No question about it, technology is taking us into brave new worlds, worlds that until now were the purview of science fiction. One example is a recent article by James Surowiecki who warns about the problems we can create when we use robots as stockbrokers, allowing them to respond to fluctuations in the market without human oversight. He refers to the flash crash of 2010 as an example. In that case, robots responded to Navinder Sarao’s false buy orders on a stock that sent it soaring. A happy Sarao sold his shares for a profit while the robot investors and their clients were left holding the bag. (“How robots can crash our markets,” reprint of The New Yorker in The Week, May 22, 2015, pg 33) (Also see blog 4/15/15)
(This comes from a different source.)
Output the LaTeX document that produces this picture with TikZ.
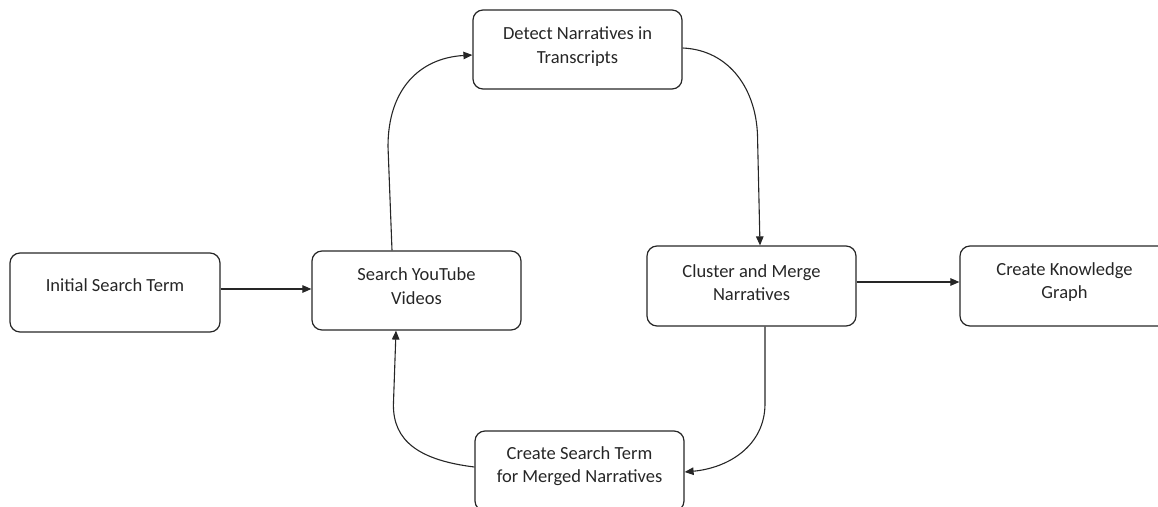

A world where robots control our lives has been a fear of writers long before Dr. Who met his nemesis, the Daleks . But other fantasies have also come true. The cloak of invisibility exists. (Blog 11/26/14) A new line of clothing soon to be manufactured will use “retro-reflective material.” Under the glare of a flashbulb, images become overexposed and turn black. Designers describe their product as a blow for personal privacy. (The Week, May 22, 2015 pg. 10) Law enforcement agencies may become unhappy, but the company predicts their garments will be the rage with movies stars who want to evade the paparazzi.
Time travel is a new horizon about to be crossed. Recently, scientists have discovered a particle which may be a key to breaking the time barrier. (Blog 11/21/14) Mathematicians have developed a simulation that suggest how a time-travel loop might work. It’s called a closed time-like curve, (CTC). When gravity and time are forced into a black hole, particles, like the one recently discovered, can behave paradoxically: They can be in two places at the same time. So, when time folds in on itself in a black hole, a quantum particle has a 50% chance of being in two time periods simultaneously. Ergo, time travel. (Click)
Centuries ago a Buddhist monk wrote that what he would miss most in life when he was gone was the inability to watch clouds floating in a tranquil sky. I like cloud watching as much as anyone but what I will miss is knowing where art and science will take us.